We arrived what we thought was a small village looking at the map, but it turns out more than 6.000 people live here. (But there was not one single hostel or place to sleep for us.) The last huge Sovjet building project, the Bam railway, goes through this area and the railway station was massive and impressive. We tried to visit the café in the building, but was stopped by a brisk woman in a white doctors dress. She announced this was for railroad personnel – only! She turned out to actually being a doctor, hired by the railroad, and we asked if she could take a look at Oyvinds’ dog-bite – but no, she was a heart specialist and did not do that kind of work. Well, we said – then you can take a look at Thor. He has recently had heart surgery..? And she took him in, examined him and told him he would live to be a 100 years old. And regarding a place to sleep for the night, she solved it by simply saying: “- You boys can sleep in my place tonight”. We just love Siberia and the generous people here..

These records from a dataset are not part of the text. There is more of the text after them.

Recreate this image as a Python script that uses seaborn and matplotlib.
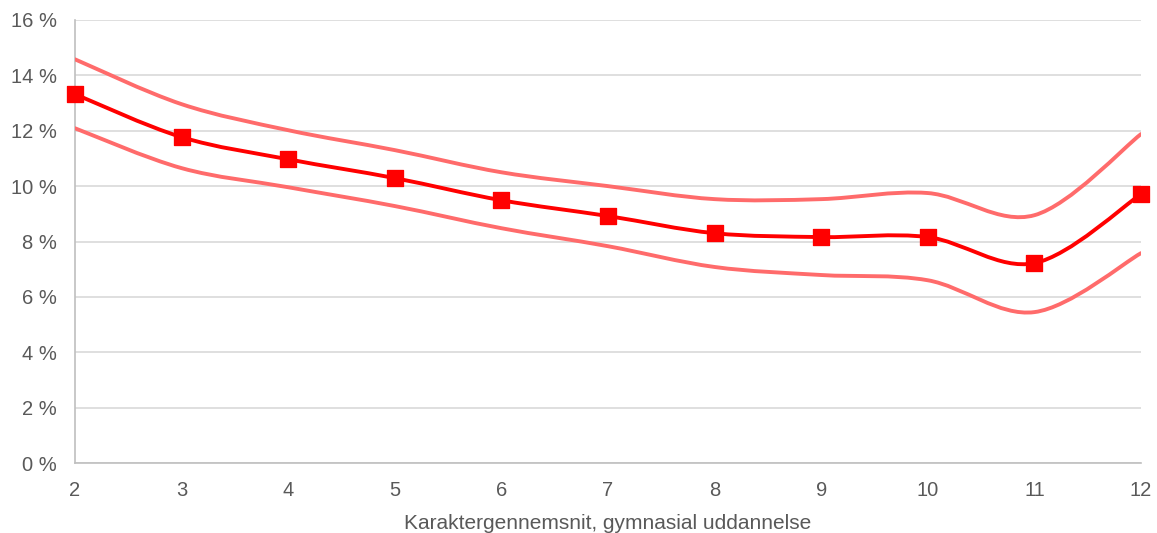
import numpy as np
import pandas as pd
import seaborn as sns
import matplotlib.pyplot as plt
from matplotlib.path import Path
from matplotlib.patches import PathPatch
from matplotlib.ticker import FuncFormatter

grades = [2, 3, 4, 5, 6, 7, 8, 9, 10, 11, 12]
estimate = [13.32, 11.77, 10.97, 10.29, 9.49, 8.92, 8.30, 8.16, 8.16, 7.22, 9.71]
upper = [14.58, 12.96, 12.02, 11.30, 10.50, 10.00, 9.53, 9.53, 9.75, 8.95, 11.88]
lower = [12.09, 10.65, 9.96, 9.28, 8.48, 7.83, 7.08, 6.79, 6.60, 5.45, 7.58]

df = pd.DataFrame({'grade': grades, 'estimate': estimate})

sns.set_style('white')
plt.rcParams['font.family'] = ['Liberation Sans', 'DejaVu Sans']

fig = plt.figure(figsize=(11.57, 5.33), dpi=100)
ax = fig.add_axes([0.0648, 0.1313, 0.9214, 0.8312])


def smooth_path(xs, ys):
    # excel-like smoothed line: cubic bezier segments through the data points
    pts = np.column_stack([xs, ys]).astype(float)
    n = len(pts)
    verts = [pts[0]]
    codes = [Path.MOVETO]
    for i in range(n - 1):
        p0 = pts[i - 1] if i > 0 else pts[i]
        p1 = pts[i]
        p2 = pts[i + 1]
        p3 = pts[i + 2] if i + 2 < n else pts[i + 1]
        c1 = p1 + (p2 - p0) / 6
        c2 = p2 - (p3 - p1) / 6
        verts += [c1, c2, p2]
        codes += [Path.CURVE4] * 3
    return Path(verts, codes)


for ys, col in [(upper, '#ff6b6b'), (lower, '#ff6b6b'), (estimate, '#ff0000')]:
    ax.add_patch(PathPatch(smooth_path(grades, ys), facecolor='none', edgecolor=col,
                           lw=2.8, capstyle='round', joinstyle='round', zorder=3))

sns.scatterplot(data=df, x='grade', y='estimate', marker='s', s=140, color='#ff0000',
                edgecolor='#ff0000', ax=ax, zorder=4, clip_on=False)

ax.set_xlim(2, 12)
ax.set_ylim(0, 16)
ax.set_xticks(grades)
ax.set_yticks(range(0, 17, 2))
ax.yaxis.set_major_formatter(FuncFormatter(lambda v, p: f'{int(v)} %'))
ax.grid(axis='y', color='#d9d9d9', lw=1.2)
ax.set_axisbelow(True)
for s in ['top', 'right']:
    ax.spines[s].set_visible(False)
for s in ['left', 'bottom']:
    ax.spines[s].set_color('#bfbfbf')
    ax.spines[s].set_linewidth(1.2)
ax.tick_params(axis='y', length=0, labelsize=14.5, labelcolor='#595959', pad=13)
ax.tick_params(axis='x', length=0, labelsize=14.5, labelcolor='#595959', pad=13)
ax.set_xlabel('Karaktergennemsnit, gymnasial uddannelse', fontsize=15, color='#595959', labelpad=10)
ax.set_ylabel('')

fig.savefig('out.png', dpi=100)
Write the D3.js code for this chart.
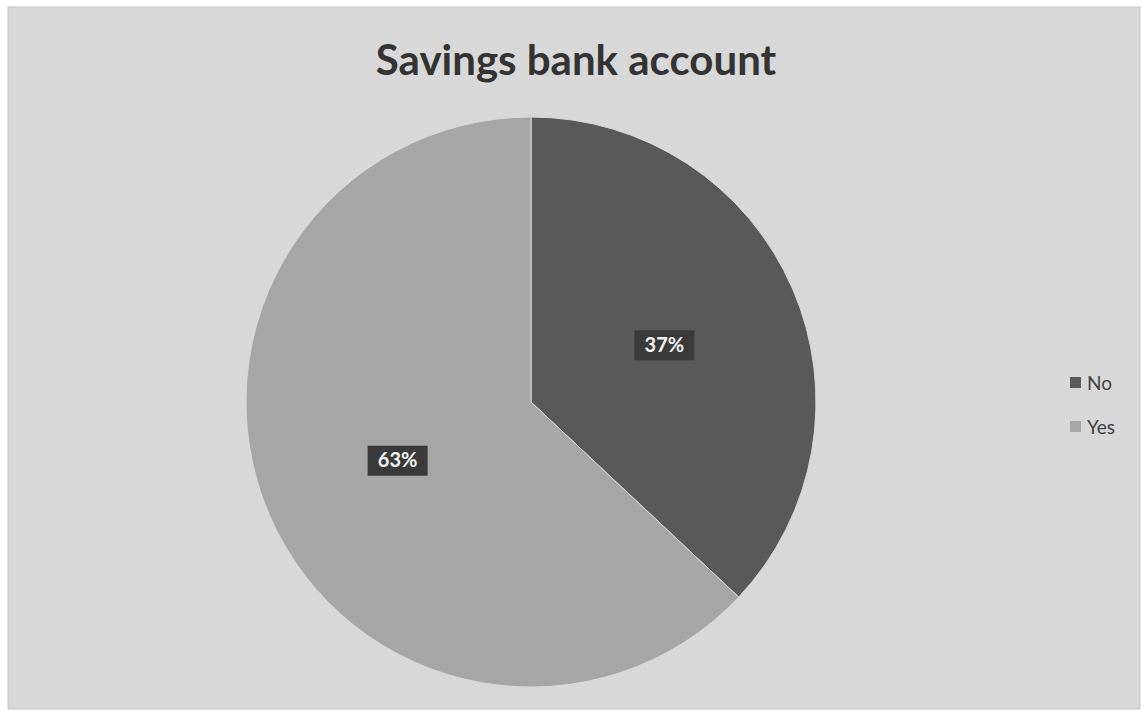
<!DOCTYPE html>
<html>
<head>
<meta charset="utf-8">
<script src="https://cdn.jsdelivr.net/npm/d3@7"></script>
<style>
  html, body { margin: 0; padding: 0; background: #ffffff; }
  svg { display: block; }
</style>
</head>
<body>
<svg id="chart" width="1146" height="713"></svg>
<script>
const categories = ["No", "Yes"];
const values = [37, 63];
const labels = ["37%", "63%"];
const title = "Savings bank account";

const W = 1146, H = 713;
const svg = d3.select("#chart");

// chart frame
svg.append("rect")
  .attr("x", 8).attr("y", 7)
  .attr("width", W - 14).attr("height", H - 11)
  .attr("fill", "#d8d8d8")
  .attr("stroke", "#c4c4c4").attr("stroke-width", 1);

svg.append("text")
  .attr("x", 576).attr("y", 75)
  .attr("text-anchor", "middle")
  .attr("font-family", "Lato, 'Open Sans', sans-serif")
  .attr("font-weight", "bold")
  .attr("font-size", 42)
  .attr("fill", "#333333")
  .text(title);

const color = d3.scaleOrdinal().domain(categories).range(["#595959", "#a6a6a6"]);

const cx = 531, cy = 402, r = 285;
const pie = d3.pie().sort(null).value(d => d.value);
const arcs = pie(categories.map((c, i) => ({ cat: c, value: values[i], label: labels[i] })));
const arc = d3.arc().innerRadius(0).outerRadius(r);
const labelArc = d3.arc().innerRadius(r * 0.51).outerRadius(r * 0.51);

const g = svg.append("g").attr("transform", `translate(${cx},${cy})`);

g.selectAll("path.slice")
  .data(arcs)
  .join("path")
  .attr("class", "slice")
  .attr("d", arc)
  .attr("fill", d => color(d.data.cat))
  .attr("stroke", "#d8d8d8")
  .attr("stroke-width", 1);

const lab = g.selectAll("g.lab")
  .data(arcs)
  .join("g")
  .attr("class", "lab")
  .attr("transform", d => `translate(${labelArc.centroid(d)})`);

lab.append("rect")
  .attr("x", -30).attr("y", -14)
  .attr("width", 60).attr("height", 30)
  .attr("fill", "#3a3a3a");

lab.append("text")
  .attr("text-anchor", "middle")
  .attr("dy", "0.38em")
  .attr("font-family", "Lato, 'Open Sans', sans-serif")
  .attr("font-weight", "bold")
  .attr("font-size", 20)
  .attr("fill", "#f2f2f2")
  .text(d => d.data.label);

// legend
const legend = svg.append("g").attr("transform", "translate(1070,383)");
const item = legend.selectAll("g")
  .data(categories)
  .join("g")
  .attr("transform", (d, i) => `translate(0,${i * 44})`);

item.append("rect")
  .attr("x", 0).attr("y", -6)
  .attr("width", 11).attr("height", 11)
  .attr("fill", d => color(d));

item.append("text")
  .attr("x", 17).attr("y", 0)
  .attr("dy", "0.36em")
  .attr("font-family", "Lato, 'Open Sans', sans-serif")
  .attr("font-size", 19)
  .attr("fill", "#404040")
  .text(d => d);
</script>
</body>
</html>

…………………………………………. After 5 days of intensive shopping and preparing in Irkutsk, on July 8 we could finally climb on the bikes and start our adventure.
We had bought ourselves an (not so very) old car, a 4x4 UAZ same as they use in the army, made a huge metal box for camping equipment that was welded on to the roof, filled the gasstank with 200 litres of Propane gas, filled the two gasoline tanks with petrol, packed everything we might need for the next three months – and we were off…
Our course is along the west side of the Baikal sea, through charming and picturesque Buriat villages and with a long mountain ridge on our right hand side. In a small village one evening our translator Oyvind was attacked by a dog, and bitten rather deep in the leg. The local “doctor” was not sober enough to use needle and tread, so we settled for a couple of shots of Vodka instead. He is now doing better.
People are very friendly and generous to us. Where there is no official places to sleep, people invite us to their homes to sleep over. But we also camp out in the free, and sometimes we find an abandoned house to sleep in.
The roads were supposed to be of good quality, at least for the first 500 kilometres, but that was just wishful thinking. The surface is very rough gravel and is a real challenge to master on a bicycle. Also there are more (and higher!) mountains than we expected, so the first week has been a tough one. It did not help with a lot of rain either. We are really tired now…
Mosquitoes..!! Millions of them. With a special urge for Norwegian blood. It is a real nuisance to us, and camping in the free gives them an opportunity to really dig inn to our veins. We have to drink a lot to keep up the liquid balance.